Directive — Exclude the pictures and retype the entries as written.
BEGIN Given records
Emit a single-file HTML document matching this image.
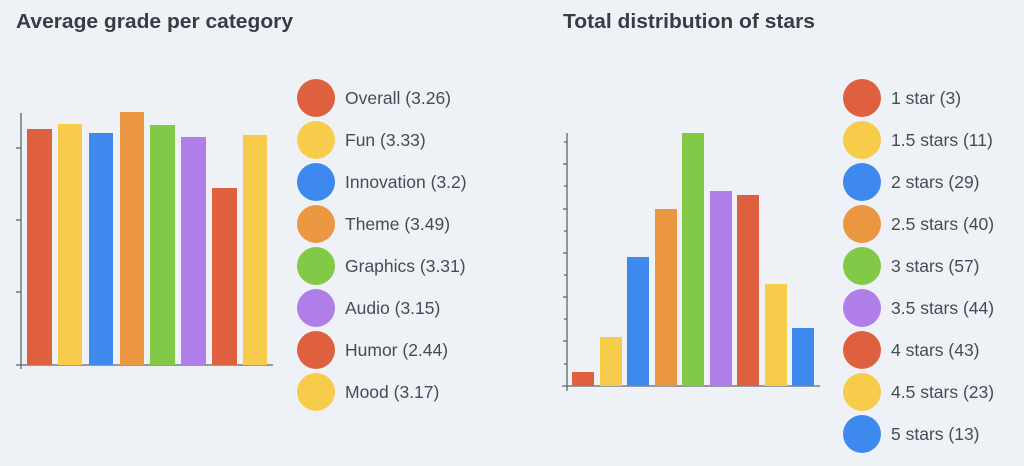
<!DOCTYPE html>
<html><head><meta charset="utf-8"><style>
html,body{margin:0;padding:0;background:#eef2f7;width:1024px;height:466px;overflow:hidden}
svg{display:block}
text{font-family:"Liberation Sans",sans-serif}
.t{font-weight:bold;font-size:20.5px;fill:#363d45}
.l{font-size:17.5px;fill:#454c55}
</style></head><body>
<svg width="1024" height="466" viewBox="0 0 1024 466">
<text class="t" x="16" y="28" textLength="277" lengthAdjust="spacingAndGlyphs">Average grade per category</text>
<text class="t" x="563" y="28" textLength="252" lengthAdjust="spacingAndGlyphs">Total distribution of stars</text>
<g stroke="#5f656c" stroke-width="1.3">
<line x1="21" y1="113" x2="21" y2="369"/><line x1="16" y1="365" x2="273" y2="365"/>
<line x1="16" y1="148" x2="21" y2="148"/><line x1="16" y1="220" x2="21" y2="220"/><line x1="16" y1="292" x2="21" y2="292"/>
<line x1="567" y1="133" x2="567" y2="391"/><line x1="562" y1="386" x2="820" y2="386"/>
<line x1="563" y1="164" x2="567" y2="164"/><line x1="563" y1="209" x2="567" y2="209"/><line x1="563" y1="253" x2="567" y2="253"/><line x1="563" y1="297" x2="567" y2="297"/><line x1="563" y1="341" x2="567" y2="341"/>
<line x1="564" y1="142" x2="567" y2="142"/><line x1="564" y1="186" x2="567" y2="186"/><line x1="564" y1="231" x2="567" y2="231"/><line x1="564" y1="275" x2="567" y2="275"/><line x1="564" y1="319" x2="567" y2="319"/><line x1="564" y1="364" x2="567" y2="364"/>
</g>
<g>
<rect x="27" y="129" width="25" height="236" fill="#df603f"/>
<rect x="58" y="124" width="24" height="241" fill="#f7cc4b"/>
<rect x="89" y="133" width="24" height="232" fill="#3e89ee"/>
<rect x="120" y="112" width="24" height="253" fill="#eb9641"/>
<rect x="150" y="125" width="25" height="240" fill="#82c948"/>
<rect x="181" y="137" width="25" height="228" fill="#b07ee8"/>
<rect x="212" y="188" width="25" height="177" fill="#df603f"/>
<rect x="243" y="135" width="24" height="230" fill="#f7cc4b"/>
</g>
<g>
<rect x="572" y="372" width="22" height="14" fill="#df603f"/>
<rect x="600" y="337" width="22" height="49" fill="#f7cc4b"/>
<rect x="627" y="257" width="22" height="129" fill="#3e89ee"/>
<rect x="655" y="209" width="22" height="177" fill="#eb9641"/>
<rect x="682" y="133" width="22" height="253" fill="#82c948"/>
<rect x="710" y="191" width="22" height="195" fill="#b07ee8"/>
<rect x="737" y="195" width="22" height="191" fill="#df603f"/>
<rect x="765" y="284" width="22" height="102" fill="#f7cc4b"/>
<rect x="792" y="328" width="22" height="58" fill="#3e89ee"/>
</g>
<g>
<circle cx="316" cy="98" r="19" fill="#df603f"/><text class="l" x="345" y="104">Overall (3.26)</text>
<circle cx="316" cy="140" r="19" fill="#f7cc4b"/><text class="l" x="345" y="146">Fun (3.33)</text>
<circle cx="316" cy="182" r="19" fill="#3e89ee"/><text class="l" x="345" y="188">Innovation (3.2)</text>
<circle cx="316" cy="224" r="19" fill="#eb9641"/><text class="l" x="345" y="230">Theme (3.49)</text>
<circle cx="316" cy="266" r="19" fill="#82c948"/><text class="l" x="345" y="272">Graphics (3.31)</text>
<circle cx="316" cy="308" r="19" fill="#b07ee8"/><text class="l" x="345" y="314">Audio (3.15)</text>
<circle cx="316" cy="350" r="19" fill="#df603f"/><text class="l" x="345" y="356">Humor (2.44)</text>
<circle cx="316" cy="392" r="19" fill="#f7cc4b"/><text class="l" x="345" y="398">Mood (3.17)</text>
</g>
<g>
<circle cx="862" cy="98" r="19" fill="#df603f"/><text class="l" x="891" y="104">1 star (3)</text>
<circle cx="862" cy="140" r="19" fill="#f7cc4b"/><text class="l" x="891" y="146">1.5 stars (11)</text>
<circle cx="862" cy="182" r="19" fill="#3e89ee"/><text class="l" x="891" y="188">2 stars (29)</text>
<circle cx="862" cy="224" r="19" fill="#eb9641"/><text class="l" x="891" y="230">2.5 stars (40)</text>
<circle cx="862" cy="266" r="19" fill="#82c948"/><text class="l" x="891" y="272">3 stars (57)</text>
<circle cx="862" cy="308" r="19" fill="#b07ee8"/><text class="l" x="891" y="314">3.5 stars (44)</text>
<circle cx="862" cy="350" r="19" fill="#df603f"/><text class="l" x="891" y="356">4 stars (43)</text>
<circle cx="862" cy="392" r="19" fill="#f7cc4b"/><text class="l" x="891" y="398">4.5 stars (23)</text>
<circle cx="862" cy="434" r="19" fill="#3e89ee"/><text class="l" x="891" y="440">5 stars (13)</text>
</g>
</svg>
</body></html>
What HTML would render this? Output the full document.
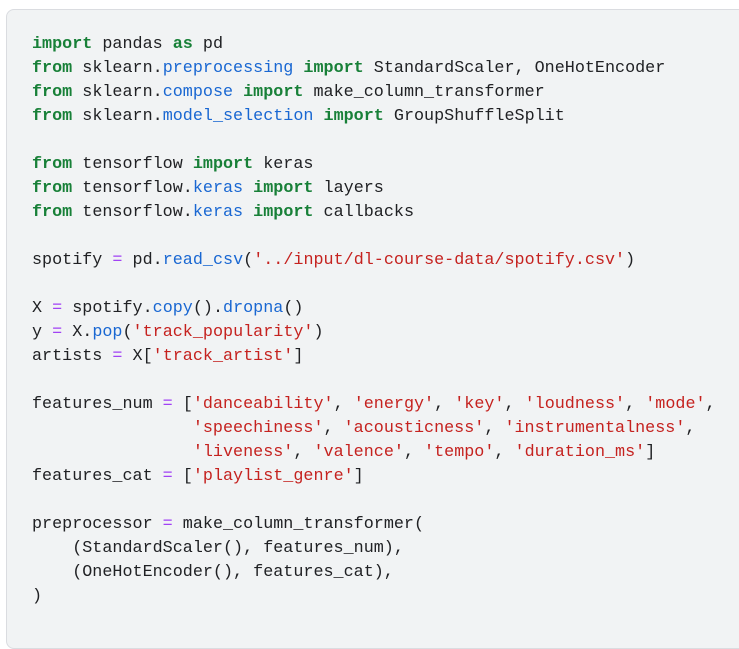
END Given records
Full output —
Emit a single-file HTML document matching this image.
<!DOCTYPE html>
<html><head><meta charset="utf-8"><style>
html,body{margin:0;padding:0;background:#eef2f7;width:1024px;height:466px;overflow:hidden}
svg{display:block}
text{font-family:"Liberation Sans",sans-serif}
.t{font-weight:bold;font-size:20.5px;fill:#363d45}
.l{font-size:17.5px;fill:#454c55}
</style></head><body>
<svg width="1024" height="466" viewBox="0 0 1024 466">
<text class="t" x="16" y="28" textLength="277" lengthAdjust="spacingAndGlyphs">Average grade per category</text>
<text class="t" x="563" y="28" textLength="252" lengthAdjust="spacingAndGlyphs">Total distribution of stars</text>
<g stroke="#5f656c" stroke-width="1.3">
<line x1="21" y1="113" x2="21" y2="369"/><line x1="16" y1="365" x2="273" y2="365"/>
<line x1="16" y1="148" x2="21" y2="148"/><line x1="16" y1="220" x2="21" y2="220"/><line x1="16" y1="292" x2="21" y2="292"/>
<line x1="567" y1="133" x2="567" y2="391"/><line x1="562" y1="386" x2="820" y2="386"/>
<line x1="563" y1="164" x2="567" y2="164"/><line x1="563" y1="209" x2="567" y2="209"/><line x1="563" y1="253" x2="567" y2="253"/><line x1="563" y1="297" x2="567" y2="297"/><line x1="563" y1="341" x2="567" y2="341"/>
<line x1="564" y1="142" x2="567" y2="142"/><line x1="564" y1="186" x2="567" y2="186"/><line x1="564" y1="231" x2="567" y2="231"/><line x1="564" y1="275" x2="567" y2="275"/><line x1="564" y1="319" x2="567" y2="319"/><line x1="564" y1="364" x2="567" y2="364"/>
</g>
<g>
<rect x="27" y="129" width="25" height="236" fill="#df603f"/>
<rect x="58" y="124" width="24" height="241" fill="#f7cc4b"/>
<rect x="89" y="133" width="24" height="232" fill="#3e89ee"/>
<rect x="120" y="112" width="24" height="253" fill="#eb9641"/>
<rect x="150" y="125" width="25" height="240" fill="#82c948"/>
<rect x="181" y="137" width="25" height="228" fill="#b07ee8"/>
<rect x="212" y="188" width="25" height="177" fill="#df603f"/>
<rect x="243" y="135" width="24" height="230" fill="#f7cc4b"/>
</g>
<g>
<rect x="572" y="372" width="22" height="14" fill="#df603f"/>
<rect x="600" y="337" width="22" height="49" fill="#f7cc4b"/>
<rect x="627" y="257" width="22" height="129" fill="#3e89ee"/>
<rect x="655" y="209" width="22" height="177" fill="#eb9641"/>
<rect x="682" y="133" width="22" height="253" fill="#82c948"/>
<rect x="710" y="191" width="22" height="195" fill="#b07ee8"/>
<rect x="737" y="195" width="22" height="191" fill="#df603f"/>
<rect x="765" y="284" width="22" height="102" fill="#f7cc4b"/>
<rect x="792" y="328" width="22" height="58" fill="#3e89ee"/>
</g>
<g>
<circle cx="316" cy="98" r="19" fill="#df603f"/><text class="l" x="345" y="104">Overall (3.26)</text>
<circle cx="316" cy="140" r="19" fill="#f7cc4b"/><text class="l" x="345" y="146">Fun (3.33)</text>
<circle cx="316" cy="182" r="19" fill="#3e89ee"/><text class="l" x="345" y="188">Innovation (3.2)</text>
<circle cx="316" cy="224" r="19" fill="#eb9641"/><text class="l" x="345" y="230">Theme (3.49)</text>
<circle cx="316" cy="266" r="19" fill="#82c948"/><text class="l" x="345" y="272">Graphics (3.31)</text>
<circle cx="316" cy="308" r="19" fill="#b07ee8"/><text class="l" x="345" y="314">Audio (3.15)</text>
<circle cx="316" cy="350" r="19" fill="#df603f"/><text class="l" x="345" y="356">Humor (2.44)</text>
<circle cx="316" cy="392" r="19" fill="#f7cc4b"/><text class="l" x="345" y="398">Mood (3.17)</text>
</g>
<g>
<circle cx="862" cy="98" r="19" fill="#df603f"/><text class="l" x="891" y="104">1 star (3)</text>
<circle cx="862" cy="140" r="19" fill="#f7cc4b"/><text class="l" x="891" y="146">1.5 stars (11)</text>
<circle cx="862" cy="182" r="19" fill="#3e89ee"/><text class="l" x="891" y="188">2 stars (29)</text>
<circle cx="862" cy="224" r="19" fill="#eb9641"/><text class="l" x="891" y="230">2.5 stars (40)</text>
<circle cx="862" cy="266" r="19" fill="#82c948"/><text class="l" x="891" y="272">3 stars (57)</text>
<circle cx="862" cy="308" r="19" fill="#b07ee8"/><text class="l" x="891" y="314">3.5 stars (44)</text>
<circle cx="862" cy="350" r="19" fill="#df603f"/><text class="l" x="891" y="356">4 stars (43)</text>
<circle cx="862" cy="392" r="19" fill="#f7cc4b"/><text class="l" x="891" y="398">4.5 stars (23)</text>
<circle cx="862" cy="434" r="19" fill="#3e89ee"/><text class="l" x="891" y="440">5 stars (13)</text>
</g>
</svg>
</body></html>
What HTML would render this? Output the full document.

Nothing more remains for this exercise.